Herdenkingsdag Filippijnen
Op 21 augustus 1983 stapt Benigno Aquino Jr. uit het vliegtuig nadat hij drie jaar in ballingschap in de Verenigde Staten had gezeten. Zodra hij voet zet op de Filippijnen, wordt hij door een schot in het achterhoofd getroffen en sterft.
Benigno Aquino Jr., ook wel Ninoy Aquino, was een Filippijnse politicus met een democratische visie. Hij was een fel tegenstander van de toenmalige president van de Filippijnen, Ferdinand Marcos, wiens heerschappij gekenmerkt werd door corruptie, despotisme - een vorm van dictatuur - en politieke onderdrukking. Zijn constante kritiek op het regime bleef niet onopgemerkt. De president noemde Aquino ‘een geboren leugenaar'. Het hoogtepunt kwam op 21 augustus 1971, tijdens een bijeenkomst van de Filippijnse Liberal Party op Plaza Miranda in de stad Manila. Twee handgranaten werden op het podium geworpen en explodeerden. Acht mensen kwamen om het leven en meer dan honderd personen raakten gewond. Marcos beschuldigde Aquino van de aanval. De oppositieleider wilde volgens hem zijn rivalen in de liberale partij doden.

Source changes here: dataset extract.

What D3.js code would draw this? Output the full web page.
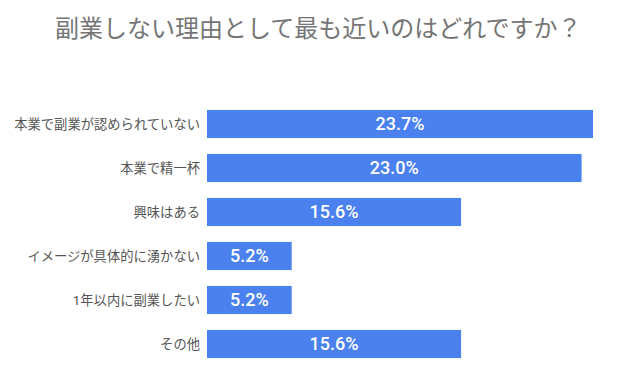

Niet veel later veranderde de president zijn beschuldiging. De communisten zouden achter de aanval zitten, wat hij als excuus gebruikte om in 1972 de krijgswet af te kondigen. Direct liet hij Aquino opsluiten ten laste van moord, illegaal bezit van vuurwapens en het aanzetten tot omverwerping van de staat. Aquino bracht meer dan zeven jaar in de gevangenis door en werd uiteindelijk tot de dood veroordeeld. Na twee hartaanvallen werd hij echter verplaatst naar het ziekenhuis, waar hij om onbekende reden door de vrouw van de president werd overgehaald om naar de Verenigde Staten te gaan, zolang hij daar niks over Marcos’ regime zou zeggen. Aquino stemde in, waarna hij drie jaar in ballingschap leefde in Amerika.
Hij hield zich niet aan zijn belofte. Tijdens die drie jaren had hij zich namelijk wel fel uitgesproken jegens Marcos, waardoor hij meerdere malen vreesde voor zijn leven. Toch besloot hij om terug te keren naar de Filippijnen om één laatste keer met Marcos te praten. Maar daar kreeg hij de kans niet meer voor. Toen hij aankwam op het vliegveld van Manila, werd hij vermoord. Het is nooit duidelijk geworden wie de dader was. Na zijn dood werd Marcos binnen korte tijd afgezet en werkte Aquino’s vrouw zich op tot president. 21 jaar later werd Aquino’s sterfdag een nationale vrije dag, waarop zijn dood herdacht wordt. Op zijn begrafenis werd hij ‘de beste president die we nooit hebben gehad’ genoemd.